--- Data excerpts ---

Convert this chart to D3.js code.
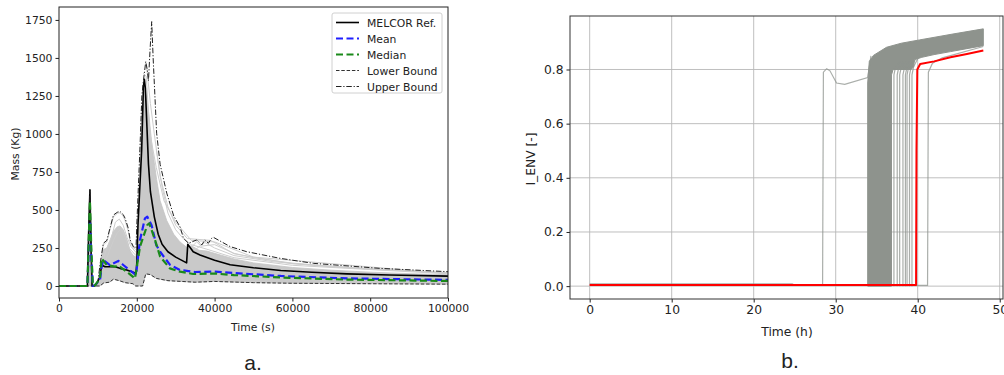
<!DOCTYPE html>
<html>
<head>
<meta charset="utf-8">
<script src="https://cdn.jsdelivr.net/npm/d3@7"></script>
<style>
  body { margin: 0; background: #fff; }
  svg { display: block; }
  text { font-family: "DejaVu Sans", sans-serif; fill: #222; }
</style>
</head>
<body>
<div id="chart"></div>
<script>
// ---------- panel a: mass vs time (s) ----------
const massTicks = [0, 250, 500, 750, 1000, 1250, 1500, 1750];
const timeTicksA = [0, 20000, 40000, 60000, 80000, 100000];

const melcorRef = [[0,0],[7300,0],[7600,330],[7950,632],[8200,300],[8500,0],[9200,0],[9800,20],[10540,61],[10970,138],[11830,127],[14400,127],[15680,116],[17400,105],[19800,83],[20000,150],[20300,400],[21250,895],[21700,1310],[21950,1360],[22200,1300],[22600,1050],[23000,800],[23500,620],[24500,455],[25500,340],[26500,275],[28000,225],[30000,190],[32800,152],[33100,275],[34500,225],[36250,204],[40000,170],[44000,140],[50000,120],[57000,102],[65000,90],[74000,80],[85000,72],[100000,65]];
const meanRun = [[0,0],[7300,0],[7650,250],[7950,460],[8300,200],[8700,0],[9250,6],[10540,40],[10970,127],[11400,171],[13100,138],[15250,165],[16530,138],[18680,94],[19800,72],[20820,303],[22100,445],[22700,456],[23800,400],[25000,270],[26000,225],[28500,140],[31100,105],[35000,92],[40000,95],[45000,85],[57000,66],[74000,50],[100000,40]];
const medianRun = [[0,0],[7300,0],[7650,300],[7950,560],[8300,250],[8700,0],[9300,5],[10540,50],[10970,182],[12260,138],[14400,127],[15250,135],[17400,94],[19540,50],[20820,259],[22700,401],[23200,412],[24680,303],[26000,193],[28500,116],[31100,94],[34500,79],[40000,82],[45000,72],[57000,56],[74000,42],[100000,33]];
const lowerBound = [[0,0],[10500,0],[11500,20],[13000,25],[14000,45],[15500,35],[17000,22],[19000,15],[19700,0],[21500,0],[22300,80],[23500,75],[25000,50],[28000,35],[35000,25],[40000,30],[50000,22],[60000,18],[80000,15],[100000,12]];
const upperBound = [[0,0],[7300,0],[7950,632],[8500,0],[9200,0],[10000,30],[10600,150],[11400,281],[12300,300],[13100,380],[14000,467],[15000,485],[15700,490],[16500,470],[17000,445],[17800,380],[18300,303],[19100,259],[19800,250],[20000,400],[20800,900],[21300,1250],[21700,1350],[22300,1476],[22700,1420],[23000,1350],[23400,1550],[23830,1739],[24200,1500],[25100,1005],[26000,800],[27700,611],[29500,460],[31100,390],[32000,314],[33300,281],[35400,303],[36700,270],[37500,303],[38400,281],[39250,314],[39700,320],[44000,259],[48200,226],[56800,182],[65400,149],[82500,116],[100000,94]];
// top edge of the dense grey ensemble
const ensembleTop = [[7300,0],[7900,600],[8400,0],[9200,0],[10000,20],[10600,130],[11400,240],[12300,250],[13100,300],[14000,360],[15000,390],[15700,395],[16500,370],[17000,340],[17800,280],[18300,230],[19100,200],[19800,190],[20200,350],[20800,850],[21300,1150],[21700,1250],[22200,1300],[23000,1150],[24000,900],[25100,700],[26000,560],[27700,430],[29500,340],[31100,290],[32800,255],[34000,265],[36000,235],[38000,230],[40000,215],[45000,178],[50000,152],[60000,122],[70000,104],[80000,91],[90000,81],[100000,74]];
// a few individual light runs above the dense band
const lightRuns = [
  [[33000,230],[35400,290],[36500,262],[40000,272],[45000,215],[50000,186],[60000,150],[80000,110],[100000,88]],
  [[34000,220],[37500,286],[40000,250],[45000,200],[55000,160],[70000,125],[100000,85]],
  [[25000,900],[26500,650],[28000,480],[30000,370],[32000,310],[34000,272],[38000,242],[45000,186],[60000,136],[100000,80]],
  [[22500,1450],[23500,1200],[24500,1000],[26000,720],[28000,520],[30000,400],[33000,312],[39000,300],[45000,212],[60000,146],[100000,84]],
  [[21600,1400],[22400,1380],[23400,1000],[25000,780],[27000,560],[30000,420],[34000,300],[40000,290],[50000,190],[100000,82]],
  [[10600,140],[11400,270],[12300,290],[13100,370],[14000,455],[15000,478],[15700,482],[16500,460],[17000,430],[17800,360],[18300,290],[19100,250],[19800,240]],
  [[10800,120],[12000,230],[13500,320],[14500,420],[15500,440],[16500,400],[17500,320],[18500,260],[19800,220]],
  [[11000,110],[12500,200],[14000,300],[15000,350],[16000,380],[17000,320],[18000,250],[19800,200]]
];

// ---------- panel b: I_ENV vs time (h) ----------
const ienvTicks = [0, 0.2, 0.4, 0.6, 0.8];
const timeTicksB = [0, 10, 20, 30, 40, 50];

const bundleOutline = [[33.9,0],[33.9,0.75],[34.1,0.83],[34.6,0.852],[36.2,0.882],[38,0.897],[40.2,0.909],[44.3,0.931],[48,0.95],[48,0.888],[46,0.877],[44,0.866],[42,0.855],[40.5,0.845],[39.6,0.836],[39.5,0.81],[39.2,0.80],[37,0.80],[36.8,0.78],[36.8,0]];
const sparseRuns = [
  [[37.1,0],[37.1,0.78],[37.3,0.81],[37.9,0.83]],
  [[37.5,0],[37.5,0.78],[37.7,0.81],[38.3,0.83]],
  [[37.8,0],[37.8,0.78],[38.0,0.81],[38.6,0.83]],
  [[38.2,0],[38.2,0.78],[38.4,0.81],[39.0,0.83]],
  [[38.5,0],[38.5,0.78],[38.7,0.81],[39.3,0.83]],
  [[38.7,0],[38.7,0.78],[38.9,0.81],[39.5,0.83]],
  [[39.0,0],[39.0,0.78],[39.2,0.81],[39.7,0.835]],
  [[39.3,0],[39.3,0.78],[39.5,0.81],[40.0,0.84]]
];
const earlyRun = [[0,0.003],[28.4,0.003],[28.5,0.79],[28.9,0.803],[29.3,0.795],[30.1,0.75],[31.1,0.745],[33.9,0.77],[34.3,0.85]];
const lateRun = [[25,0.003],[41.2,0.003],[41.3,0.79],[41.8,0.823],[43,0.843],[48,0.885]];
const flatRun = [[0,0.008],[24.7,0.008],[25,0.003],[34,0.003]];
const redRun = [[0,0.004],[39.8,0.004],[39.85,0.5],[39.95,0.80],[40.3,0.82],[42,0.83],[44,0.845],[46,0.857],[48,0.87]];

const W = 1004, H = 375;
const svg = d3.select('#chart').append('svg').attr('width', W).attr('height', H);
svg.append('rect').attr('width', W).attr('height', H).attr('fill', '#fff');

// ---------------- panel a ----------------
const xA = d3.scaleLinear().domain([0, 100000]).range([59, 448]);
const yA = d3.scaleLinear().domain([-79, 1835]).range([298, 7]);
const lineA = d3.line().x(d => xA(d[0])).y(d => yA(d[1]));

svg.append('clipPath').attr('id', 'clipA').append('rect')
  .attr('x', 59).attr('y', 7).attr('width', 389).attr('height', 291);
const gA = svg.append('g').attr('clip-path', 'url(#clipA)');

gA.append('path')
  .attr('d', lineA(ensembleTop.concat(lowerBound.slice().reverse())) + 'Z')
  .attr('fill', '#c9c9c9').attr('stroke', '#c4c4c4').attr('stroke-width', 0.8);
lightRuns.forEach(r => {
  gA.append('path').attr('d', lineA(r)).attr('fill', 'none')
    .attr('stroke', '#cdcdcd').attr('stroke-width', 1);
});

const seriesA = [
  { name: 'MELCOR Ref.', data: melcorRef, color: '#000', width: 1.6, dash: null },
  { name: 'Mean', data: meanRun, color: '#1f1fff', width: 2.2, dash: '7,3.5' },
  { name: 'Median', data: medianRun, color: '#1a8a1a', width: 2.2, dash: '7,3.5' },
  { name: 'Lower Bound', data: lowerBound, color: '#333', width: 1, dash: '3.5,1.8' },
  { name: 'Upper Bound', data: upperBound, color: '#222', width: 1, dash: '5.5,1.8,1.2,1.8' }
];
const drawOrder = [0, 3, 4, 1, 2];
drawOrder.forEach(i => {
  const s = seriesA[i];
  gA.append('path').attr('d', lineA(s.data)).attr('fill', 'none')
    .attr('stroke', s.color).attr('stroke-width', s.width)
    .attr('stroke-dasharray', s.dash)
    .attr('stroke-linejoin', 'round');
});

// axes a
const axA_x = svg.append('g').attr('transform', 'translate(0,298)')
  .call(d3.axisBottom(xA).tickValues(timeTicksA).tickFormat(d3.format('d')).tickSize(3.5).tickPadding(3));
const axA_y = svg.append('g').attr('transform', 'translate(59,0)')
  .call(d3.axisLeft(yA).tickValues(massTicks).tickFormat(d3.format('d')).tickSize(3.5).tickPadding(3));
[axA_x, axA_y].forEach(a => {
  a.select('.domain').remove();
  a.selectAll('text').style('font-size', '10.8px').attr('fill', '#222');
  a.selectAll('line').attr('stroke', '#222');
});
svg.append('rect').attr('x', 59).attr('y', 7).attr('width', 389).attr('height', 291)
  .attr('fill', 'none').attr('stroke', '#222').attr('stroke-width', 1);

svg.append('text').attr('x', 253).attr('y', 331).attr('text-anchor', 'middle')
  .style('font-size', '10.8px').text('Time (s)');
// the y label is partly cropped at the left in the reference
svg.append('clipPath').attr('id', 'clipLbl').append('rect')
  .attr('x', 11).attr('y', 0).attr('width', 40).attr('height', H);
svg.append('g').attr('clip-path', 'url(#clipLbl)')
  .append('text')
  .attr('transform', 'translate(19,154) rotate(-90)').attr('text-anchor', 'middle')
  .style('font-size', '10.8px').text('Mass (Kg)');

// legend a
const leg = svg.append('g');
leg.append('rect').attr('x', 332).attr('y', 13).attr('width', 110).attr('height', 80)
  .attr('rx', 2).attr('fill', '#fff').attr('fill-opacity', 0.85)
  .attr('stroke', '#d0d0d0').attr('stroke-width', 1);
seriesA.forEach((s, i) => {
  const yy = 22.5 + i * 16;
  leg.append('line').attr('x1', 336).attr('x2', 359).attr('y1', yy).attr('y2', yy)
    .attr('stroke', s.color).attr('stroke-width', s.width)
    .attr('stroke-dasharray', s.dash);
  leg.append('text').attr('x', 367).attr('y', yy + 4)
    .style('font-size', '10.8px').text(s.name);
});

svg.append('text').attr('x', 253).attr('y', 370).attr('text-anchor', 'middle')
  .style('font-family', '"Liberation Sans", Arial, sans-serif').style('font-size', '21px').text('a.');

// ---------------- panel b ----------------
const xB = d3.scaleLinear().domain([-2.4, 50.4]).range([570, 1003]);
const yB = d3.scaleLinear().domain([-0.0475, 0.9975]).range([299, 16]);
const lineB = d3.line().x(d => xB(d[0])).y(d => yB(d[1]));

// grid
const gridB = svg.append('g');
timeTicksB.forEach(t => {
  gridB.append('line').attr('x1', xB(t)).attr('x2', xB(t)).attr('y1', 16).attr('y2', 299)
    .attr('stroke', '#b8b8b8').attr('stroke-width', 0.9);
});
ienvTicks.forEach(v => {
  gridB.append('line').attr('x1', 570).attr('x2', 1003).attr('y1', yB(v)).attr('y2', yB(v))
    .attr('stroke', '#b8b8b8').attr('stroke-width', 0.9);
});

const grey = '#8e938d';
const gB = svg.append('g');
gB.append('path').attr('d', lineB(bundleOutline) + 'Z')
  .attr('fill', grey).attr('stroke', grey).attr('stroke-width', 1);
[flatRun, earlyRun, lateRun].concat(sparseRuns).forEach(r => {
  gB.append('path').attr('d', lineB(r)).attr('fill', 'none')
    .attr('stroke', grey).attr('stroke-opacity', 0.75).attr('stroke-width', 1.2);
});
gB.append('path').attr('d', lineB(redRun)).attr('fill', 'none')
  .attr('stroke', '#f00').attr('stroke-width', 2).attr('stroke-linejoin', 'round');

const axB_x = svg.append('g').attr('transform', 'translate(0,299)')
  .call(d3.axisBottom(xB).tickValues(timeTicksB).tickFormat(d3.format('d')).tickSize(3.5).tickPadding(3));
const axB_y = svg.append('g').attr('transform', 'translate(570,0)')
  .call(d3.axisLeft(yB).tickValues(ienvTicks).tickFormat(d3.format('.1f')).tickSize(3.5).tickPadding(3));
[axB_x, axB_y].forEach(a => {
  a.select('.domain').remove();
  a.selectAll('text').style('font-size', '12.3px').attr('fill', '#222');
  a.selectAll('line').attr('stroke', '#222');
});
svg.append('rect').attr('x', 570).attr('y', 16).attr('width', 433).attr('height', 283)
  .attr('fill', 'none').attr('stroke', '#333').attr('stroke-width', 1);

svg.append('text').attr('x', 787).attr('y', 336).attr('text-anchor', 'middle')
  .style('font-size', '12.3px').text('Time (h)');
svg.append('text').attr('transform', 'translate(535,159) rotate(-90)').attr('text-anchor', 'middle')
  .style('font-size', '12.3px').text('I_ENV [-]');

svg.append('text').attr('x', 790).attr('y', 368).attr('text-anchor', 'middle')
  .style('font-family', '"Liberation Sans", Arial, sans-serif').style('font-size', '21px').text('b.');
</script>
</body>
</html>
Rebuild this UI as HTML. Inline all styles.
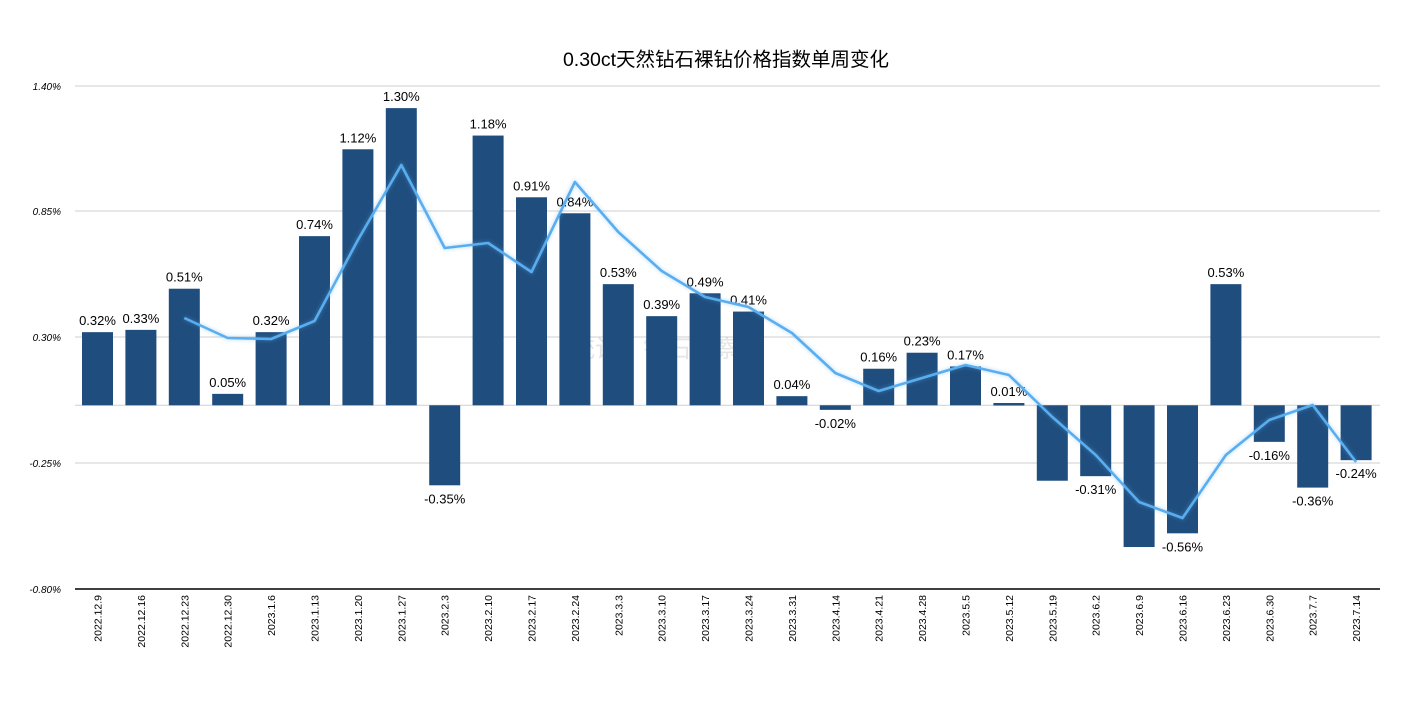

---

▶ _Task_: Omit every picture, and please return the entries exactly from the first line through the line with "const timeTicksA = [0, 20000, 40000, 60000, 80000, 100000];", both included.

▶ _Answer to this exercise_:
Convert this chart to D3.js code.
<!DOCTYPE html>
<html>
<head>
<meta charset="utf-8">
<script src="https://cdn.jsdelivr.net/npm/d3@7"></script>
<style>
  body { margin: 0; background: #fff; }
  svg { display: block; }
  text { font-family: "DejaVu Sans", sans-serif; fill: #222; }
</style>
</head>
<body>
<div id="chart"></div>
<script>
// ---------- panel a: mass vs time (s) ----------
const massTicks = [0, 250, 500, 750, 1000, 1250, 1500, 1750];
const timeTicksA = [0, 20000, 40000, 60000, 80000, 100000];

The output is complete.